# INSTRUCTIONS FOR THE TASK:
Your task is to reproduce, verbatim and without pictures, the lines from the opening of the listing through the line containing "plt.rcParams['font.family'] = ['Roboto', 'DejaVu".

## BEGIN DATA SHOWN

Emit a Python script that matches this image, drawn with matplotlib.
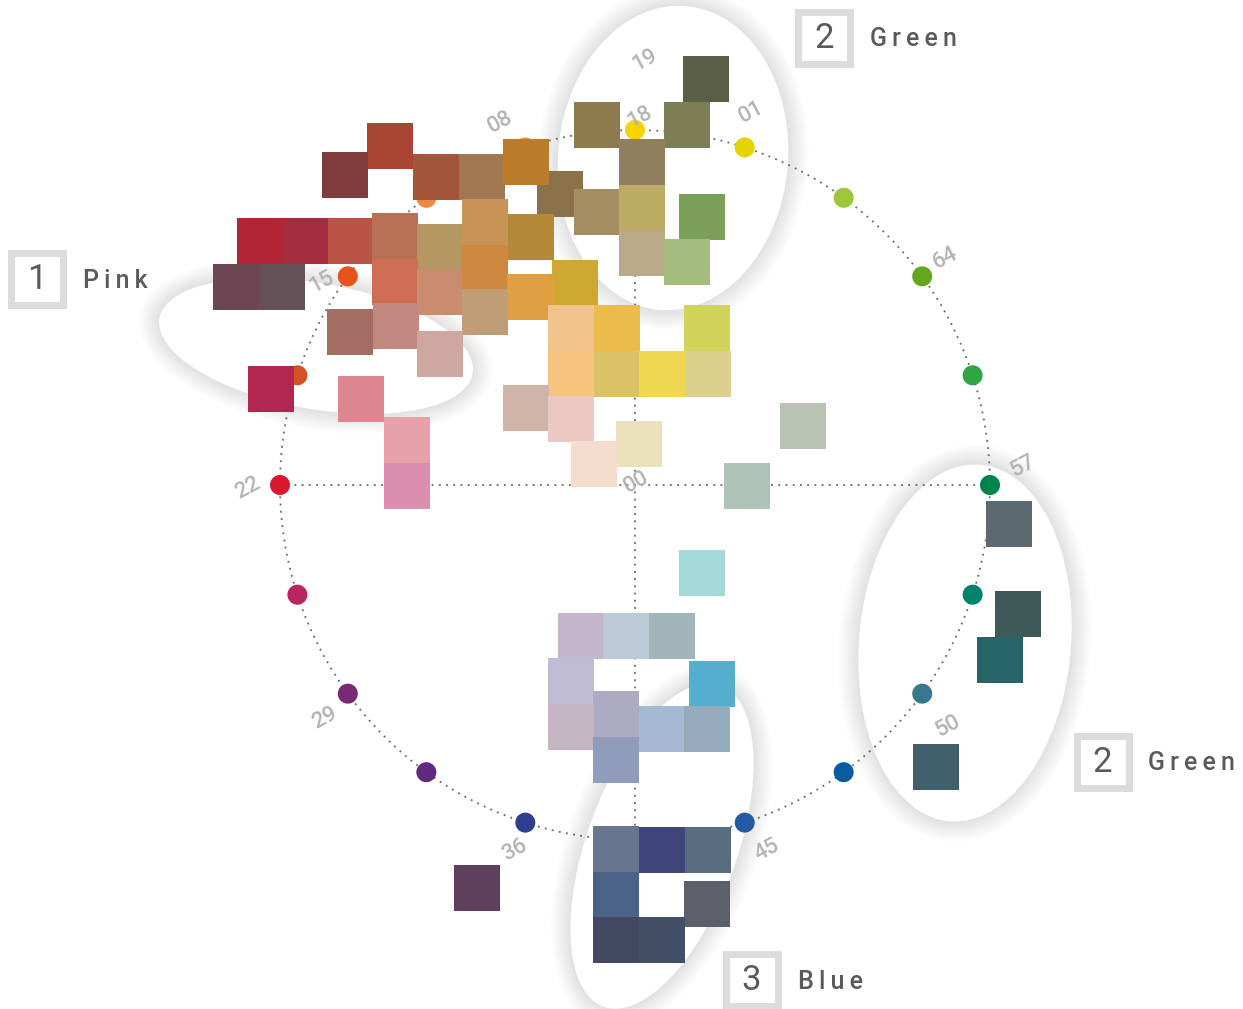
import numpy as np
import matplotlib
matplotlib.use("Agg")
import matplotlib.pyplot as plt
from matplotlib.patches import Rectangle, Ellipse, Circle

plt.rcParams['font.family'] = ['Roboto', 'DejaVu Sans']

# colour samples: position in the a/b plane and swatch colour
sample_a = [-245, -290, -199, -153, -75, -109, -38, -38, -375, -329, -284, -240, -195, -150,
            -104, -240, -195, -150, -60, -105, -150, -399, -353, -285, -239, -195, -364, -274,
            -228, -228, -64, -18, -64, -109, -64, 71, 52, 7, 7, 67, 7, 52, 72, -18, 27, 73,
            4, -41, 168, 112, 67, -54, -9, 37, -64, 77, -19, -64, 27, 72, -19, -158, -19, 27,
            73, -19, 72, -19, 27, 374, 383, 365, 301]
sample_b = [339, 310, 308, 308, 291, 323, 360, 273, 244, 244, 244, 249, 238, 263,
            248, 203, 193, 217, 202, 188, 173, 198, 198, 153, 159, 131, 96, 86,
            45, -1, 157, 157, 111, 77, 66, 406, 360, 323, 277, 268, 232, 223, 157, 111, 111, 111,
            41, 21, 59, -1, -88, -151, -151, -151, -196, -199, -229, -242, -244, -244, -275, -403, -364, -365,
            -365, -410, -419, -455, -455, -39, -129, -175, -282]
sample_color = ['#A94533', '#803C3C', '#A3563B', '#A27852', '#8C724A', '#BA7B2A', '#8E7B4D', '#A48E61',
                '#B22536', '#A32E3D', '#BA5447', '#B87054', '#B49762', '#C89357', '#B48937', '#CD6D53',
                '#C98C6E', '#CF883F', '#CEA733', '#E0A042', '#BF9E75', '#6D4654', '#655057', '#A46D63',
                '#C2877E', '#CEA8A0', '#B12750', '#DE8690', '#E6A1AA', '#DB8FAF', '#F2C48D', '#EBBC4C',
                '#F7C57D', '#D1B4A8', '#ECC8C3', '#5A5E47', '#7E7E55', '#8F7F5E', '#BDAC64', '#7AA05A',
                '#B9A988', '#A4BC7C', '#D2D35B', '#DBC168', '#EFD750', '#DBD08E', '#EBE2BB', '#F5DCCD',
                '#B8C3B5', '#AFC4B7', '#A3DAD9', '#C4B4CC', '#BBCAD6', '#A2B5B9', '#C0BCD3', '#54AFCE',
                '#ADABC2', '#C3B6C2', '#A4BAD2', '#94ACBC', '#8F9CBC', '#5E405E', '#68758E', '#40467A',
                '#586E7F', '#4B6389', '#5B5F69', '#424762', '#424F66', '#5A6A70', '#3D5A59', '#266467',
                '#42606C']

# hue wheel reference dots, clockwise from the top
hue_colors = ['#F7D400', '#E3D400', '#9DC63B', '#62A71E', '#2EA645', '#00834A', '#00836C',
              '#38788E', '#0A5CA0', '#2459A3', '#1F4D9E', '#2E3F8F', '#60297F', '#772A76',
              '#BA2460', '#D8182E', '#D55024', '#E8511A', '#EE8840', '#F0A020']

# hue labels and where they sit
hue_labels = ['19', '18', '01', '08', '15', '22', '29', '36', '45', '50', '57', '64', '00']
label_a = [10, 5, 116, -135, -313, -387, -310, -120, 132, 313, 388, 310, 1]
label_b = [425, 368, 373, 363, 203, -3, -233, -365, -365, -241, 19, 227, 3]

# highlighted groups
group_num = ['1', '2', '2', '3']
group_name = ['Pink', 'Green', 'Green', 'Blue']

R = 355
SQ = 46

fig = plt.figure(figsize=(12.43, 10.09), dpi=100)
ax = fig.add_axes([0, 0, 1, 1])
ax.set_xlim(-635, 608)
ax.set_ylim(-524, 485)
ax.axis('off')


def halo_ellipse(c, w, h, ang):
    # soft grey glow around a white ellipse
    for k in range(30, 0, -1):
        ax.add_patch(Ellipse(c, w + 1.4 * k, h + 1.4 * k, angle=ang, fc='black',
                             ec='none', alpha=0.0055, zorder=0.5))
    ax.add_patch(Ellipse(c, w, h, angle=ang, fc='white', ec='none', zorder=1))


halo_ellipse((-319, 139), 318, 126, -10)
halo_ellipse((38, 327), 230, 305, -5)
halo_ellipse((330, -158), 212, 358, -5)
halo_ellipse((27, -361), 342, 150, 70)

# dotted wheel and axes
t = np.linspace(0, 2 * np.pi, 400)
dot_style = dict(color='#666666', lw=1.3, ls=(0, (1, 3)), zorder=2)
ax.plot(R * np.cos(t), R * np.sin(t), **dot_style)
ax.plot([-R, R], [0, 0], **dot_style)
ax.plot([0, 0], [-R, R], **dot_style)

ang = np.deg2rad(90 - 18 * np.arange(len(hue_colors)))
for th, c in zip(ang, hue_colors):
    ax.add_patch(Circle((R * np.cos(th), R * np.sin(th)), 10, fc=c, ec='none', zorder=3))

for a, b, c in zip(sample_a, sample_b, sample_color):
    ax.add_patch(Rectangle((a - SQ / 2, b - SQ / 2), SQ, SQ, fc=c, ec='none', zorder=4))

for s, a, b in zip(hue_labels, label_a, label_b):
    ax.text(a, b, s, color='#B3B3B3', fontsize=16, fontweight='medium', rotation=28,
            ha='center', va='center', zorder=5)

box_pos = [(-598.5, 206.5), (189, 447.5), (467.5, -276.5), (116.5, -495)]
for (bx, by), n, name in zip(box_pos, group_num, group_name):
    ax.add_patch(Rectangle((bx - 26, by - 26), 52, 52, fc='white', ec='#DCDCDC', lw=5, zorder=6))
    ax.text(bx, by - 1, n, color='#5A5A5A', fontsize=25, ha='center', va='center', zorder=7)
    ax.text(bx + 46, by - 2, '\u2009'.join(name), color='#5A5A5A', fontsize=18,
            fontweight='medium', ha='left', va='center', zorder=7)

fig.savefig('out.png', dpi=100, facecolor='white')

## END DATA SHOWN

# EXPECTED ANSWER:
Emit a Python script that matches this image, drawn with matplotlib.
import numpy as np
import matplotlib
matplotlib.use("Agg")
import matplotlib.pyplot as plt
from matplotlib.patches import Rectangle, Ellipse, Circle

plt.rcParams['font.family'] = ['Roboto', 'DejaVu Sans']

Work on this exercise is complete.